── Input ──
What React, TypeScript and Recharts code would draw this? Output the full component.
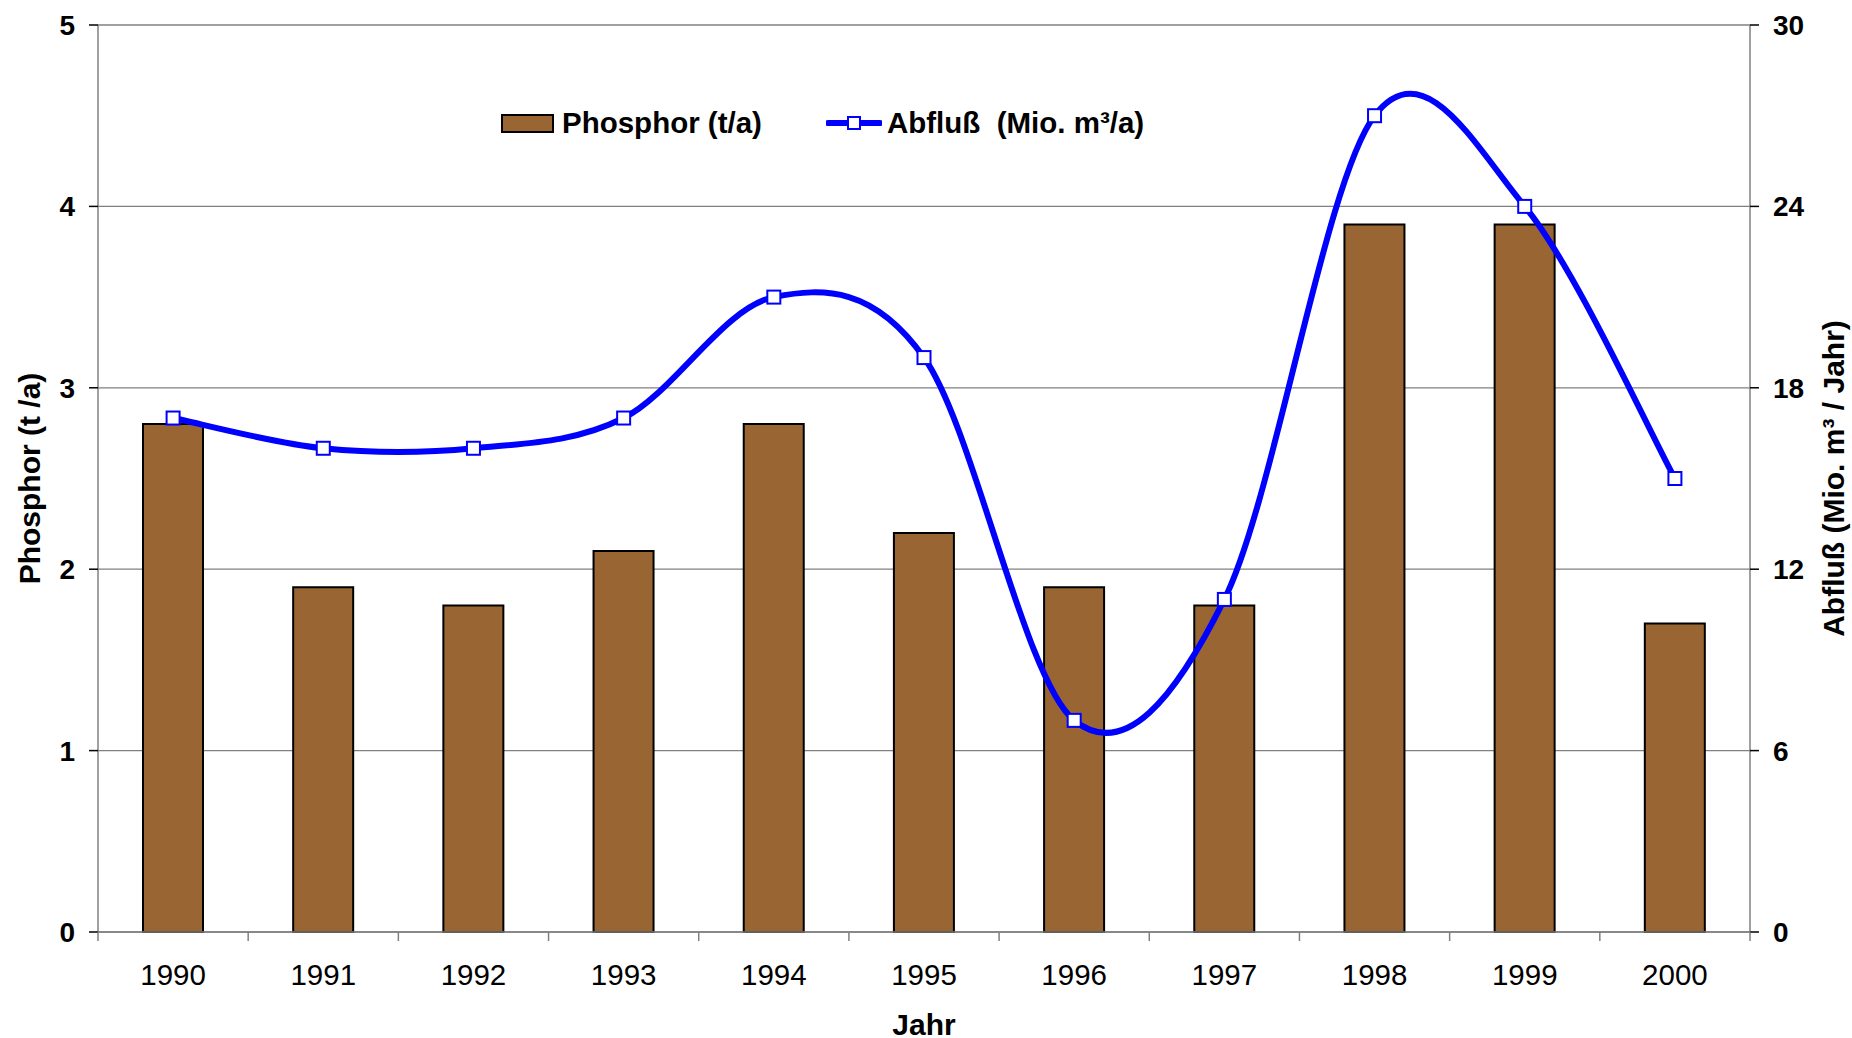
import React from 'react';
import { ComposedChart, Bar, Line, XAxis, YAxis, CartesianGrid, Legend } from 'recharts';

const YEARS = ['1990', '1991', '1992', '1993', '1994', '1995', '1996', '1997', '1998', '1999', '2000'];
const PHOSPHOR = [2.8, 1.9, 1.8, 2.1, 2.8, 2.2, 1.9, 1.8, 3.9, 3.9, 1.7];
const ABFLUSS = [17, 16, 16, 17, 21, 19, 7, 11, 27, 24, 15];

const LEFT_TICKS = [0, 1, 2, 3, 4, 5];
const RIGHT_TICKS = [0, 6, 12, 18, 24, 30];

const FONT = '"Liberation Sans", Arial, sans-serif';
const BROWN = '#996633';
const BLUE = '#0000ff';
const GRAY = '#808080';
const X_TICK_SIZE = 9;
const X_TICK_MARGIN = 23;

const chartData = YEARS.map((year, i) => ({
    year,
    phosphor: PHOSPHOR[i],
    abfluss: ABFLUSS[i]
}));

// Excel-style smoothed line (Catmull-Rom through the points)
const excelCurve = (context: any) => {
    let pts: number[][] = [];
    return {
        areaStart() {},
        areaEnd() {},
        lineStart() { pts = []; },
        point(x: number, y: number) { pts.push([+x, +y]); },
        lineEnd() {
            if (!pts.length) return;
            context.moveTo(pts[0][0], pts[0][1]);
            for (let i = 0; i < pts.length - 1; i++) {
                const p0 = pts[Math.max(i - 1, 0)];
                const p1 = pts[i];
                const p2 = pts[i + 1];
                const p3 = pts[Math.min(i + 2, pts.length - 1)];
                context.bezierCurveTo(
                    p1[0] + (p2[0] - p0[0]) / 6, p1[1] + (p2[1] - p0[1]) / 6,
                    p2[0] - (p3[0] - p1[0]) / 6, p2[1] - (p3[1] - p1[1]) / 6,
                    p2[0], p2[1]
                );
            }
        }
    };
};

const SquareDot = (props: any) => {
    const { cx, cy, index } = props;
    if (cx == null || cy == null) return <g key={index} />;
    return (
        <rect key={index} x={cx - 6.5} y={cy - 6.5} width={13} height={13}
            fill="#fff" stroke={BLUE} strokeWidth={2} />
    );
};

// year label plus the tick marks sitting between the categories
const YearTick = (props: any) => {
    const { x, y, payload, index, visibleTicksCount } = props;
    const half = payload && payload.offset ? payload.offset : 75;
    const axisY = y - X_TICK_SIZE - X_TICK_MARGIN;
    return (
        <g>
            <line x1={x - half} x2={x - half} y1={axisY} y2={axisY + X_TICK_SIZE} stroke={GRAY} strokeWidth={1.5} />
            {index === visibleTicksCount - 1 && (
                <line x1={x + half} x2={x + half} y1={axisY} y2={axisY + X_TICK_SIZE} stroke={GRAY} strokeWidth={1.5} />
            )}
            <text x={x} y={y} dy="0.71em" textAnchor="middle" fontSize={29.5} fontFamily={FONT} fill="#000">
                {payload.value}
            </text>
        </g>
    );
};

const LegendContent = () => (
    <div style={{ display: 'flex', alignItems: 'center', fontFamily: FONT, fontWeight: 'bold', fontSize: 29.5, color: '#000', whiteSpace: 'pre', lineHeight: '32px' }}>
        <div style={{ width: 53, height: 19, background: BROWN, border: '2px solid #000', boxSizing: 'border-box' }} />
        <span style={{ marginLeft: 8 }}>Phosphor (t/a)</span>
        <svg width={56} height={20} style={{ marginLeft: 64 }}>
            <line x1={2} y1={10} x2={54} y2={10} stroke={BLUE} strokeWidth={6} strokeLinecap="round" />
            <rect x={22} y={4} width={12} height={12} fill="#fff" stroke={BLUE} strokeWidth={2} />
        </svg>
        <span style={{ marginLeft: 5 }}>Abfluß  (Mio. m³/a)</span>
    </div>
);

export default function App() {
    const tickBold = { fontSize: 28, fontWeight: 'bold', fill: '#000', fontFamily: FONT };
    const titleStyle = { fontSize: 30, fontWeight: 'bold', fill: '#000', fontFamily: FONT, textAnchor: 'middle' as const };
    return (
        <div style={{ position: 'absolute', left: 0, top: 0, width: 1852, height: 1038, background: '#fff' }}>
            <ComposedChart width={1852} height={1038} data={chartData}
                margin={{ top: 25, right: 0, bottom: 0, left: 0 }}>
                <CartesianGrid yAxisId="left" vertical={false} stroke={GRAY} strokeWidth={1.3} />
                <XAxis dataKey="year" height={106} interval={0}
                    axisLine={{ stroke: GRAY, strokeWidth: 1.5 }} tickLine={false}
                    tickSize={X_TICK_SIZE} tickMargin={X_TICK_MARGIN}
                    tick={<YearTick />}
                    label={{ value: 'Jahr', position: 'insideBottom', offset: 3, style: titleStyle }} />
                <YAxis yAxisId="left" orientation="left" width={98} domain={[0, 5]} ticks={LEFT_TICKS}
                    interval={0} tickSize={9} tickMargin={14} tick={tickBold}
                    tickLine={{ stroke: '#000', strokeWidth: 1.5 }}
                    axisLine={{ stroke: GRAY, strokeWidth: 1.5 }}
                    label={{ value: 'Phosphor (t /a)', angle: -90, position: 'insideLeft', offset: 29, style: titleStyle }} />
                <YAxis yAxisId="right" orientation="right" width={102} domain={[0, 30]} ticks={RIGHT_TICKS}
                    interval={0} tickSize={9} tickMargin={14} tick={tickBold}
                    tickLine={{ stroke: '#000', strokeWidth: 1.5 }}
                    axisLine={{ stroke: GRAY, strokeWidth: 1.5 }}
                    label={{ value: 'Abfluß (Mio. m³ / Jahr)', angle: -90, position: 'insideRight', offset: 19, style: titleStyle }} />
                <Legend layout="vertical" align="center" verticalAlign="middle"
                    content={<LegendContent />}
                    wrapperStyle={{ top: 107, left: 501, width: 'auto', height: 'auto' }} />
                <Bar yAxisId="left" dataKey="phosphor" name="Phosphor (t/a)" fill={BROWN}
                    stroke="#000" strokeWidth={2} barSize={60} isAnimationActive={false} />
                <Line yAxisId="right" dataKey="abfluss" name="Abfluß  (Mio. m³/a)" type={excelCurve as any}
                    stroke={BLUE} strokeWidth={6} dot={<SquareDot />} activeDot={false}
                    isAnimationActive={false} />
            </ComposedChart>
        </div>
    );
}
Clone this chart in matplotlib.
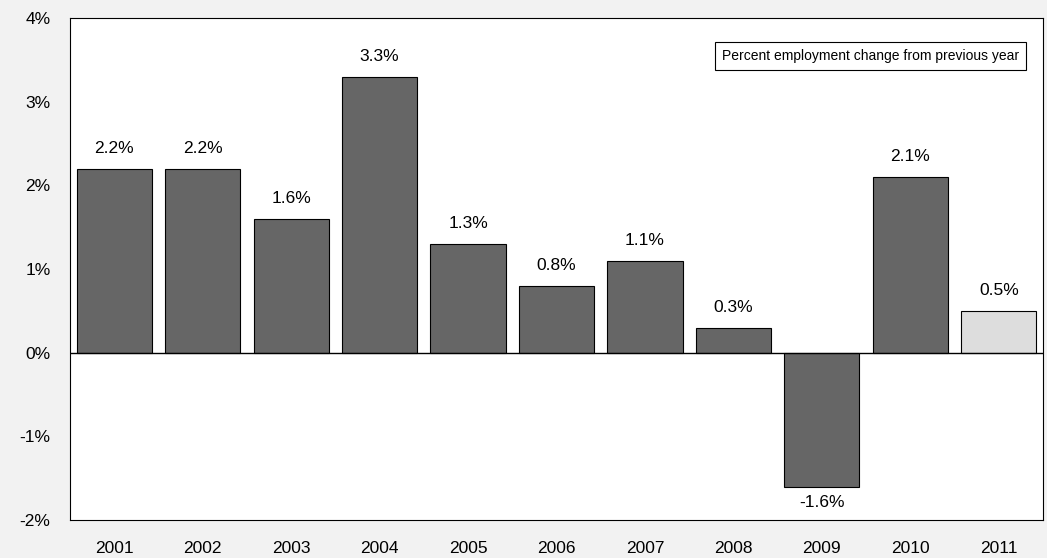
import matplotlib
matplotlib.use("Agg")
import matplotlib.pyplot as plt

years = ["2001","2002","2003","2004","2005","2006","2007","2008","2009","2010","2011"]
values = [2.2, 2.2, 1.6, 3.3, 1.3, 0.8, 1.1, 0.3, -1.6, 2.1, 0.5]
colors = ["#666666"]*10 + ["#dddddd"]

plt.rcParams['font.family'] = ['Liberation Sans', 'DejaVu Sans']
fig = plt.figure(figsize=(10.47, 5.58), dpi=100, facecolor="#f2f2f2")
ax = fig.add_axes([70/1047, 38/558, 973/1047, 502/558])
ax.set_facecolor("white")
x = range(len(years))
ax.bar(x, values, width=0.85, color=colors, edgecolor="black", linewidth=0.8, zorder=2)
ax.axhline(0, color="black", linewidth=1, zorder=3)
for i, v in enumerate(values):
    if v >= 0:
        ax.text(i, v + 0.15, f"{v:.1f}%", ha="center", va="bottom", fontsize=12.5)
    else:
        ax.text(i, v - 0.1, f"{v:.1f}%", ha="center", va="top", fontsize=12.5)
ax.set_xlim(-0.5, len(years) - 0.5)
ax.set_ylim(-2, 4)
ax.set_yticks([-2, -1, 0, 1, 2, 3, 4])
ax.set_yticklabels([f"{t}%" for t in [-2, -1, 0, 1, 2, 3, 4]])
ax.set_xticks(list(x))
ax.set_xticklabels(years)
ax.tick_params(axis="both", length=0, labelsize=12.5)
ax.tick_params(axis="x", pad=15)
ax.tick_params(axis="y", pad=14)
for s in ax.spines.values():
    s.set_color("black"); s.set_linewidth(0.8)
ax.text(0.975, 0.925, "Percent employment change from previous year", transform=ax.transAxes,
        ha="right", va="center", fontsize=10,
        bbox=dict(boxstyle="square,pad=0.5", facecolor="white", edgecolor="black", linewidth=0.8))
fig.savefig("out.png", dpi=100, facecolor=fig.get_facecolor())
───
* [Aim] Determine the number of lines in these entries that contain the word "this", and write only that number.

* [Complete response] 2